When Indigenous communities are sidelined or their concerns are treated as secondary, it’s not just an ecological injustice — it’s a moral one.
When wild rivers, quiet tundra, and ancient migration routes are threatened, the damage is intergenerational. Once compromised, many of these systems don’t bounce back.
The climate crisis adds urgency: disturbing permafrost and intact ecosystems accelerates warming, creating feedback loops that affect us all.
What Needs to Happen
Respect for Indigenous sovereignty: Communities must be consulted in deeply meaningful ways, not just token hearings. If they say “no,” that must carry weight.

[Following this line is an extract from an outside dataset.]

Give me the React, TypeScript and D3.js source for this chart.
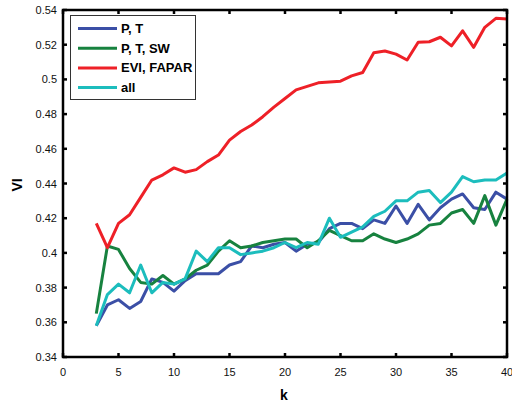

Rigorous, transparent environmental review: All routes, alternatives, costs — ecological, social, cultural — must be fully assessed, with Indigenous Knowledge incorporated.
Valuing natural systems as more than “resources”: Water, wildlife, permafrost, fish runs — these are not just inputs in a production equation. They are living systems vital to the entire planet.
Conclusion: A Choice of Futures
Building the Ambler Road is a choice — one that risks desecrating land, undermining Indigenous ways of life, and causing environmental harms that ripple far beyond the Brooks Range. But rejecting it is also a choice — a reaffirmation that some things are sacred, that nature isn’t just a supply line, and that we belong to place, not the other way around.
If we keep choosing power over purpose, profit over presence, the world we leave may be poorer in more ways than we know. We still have a chance to choose differently. Let’s use it.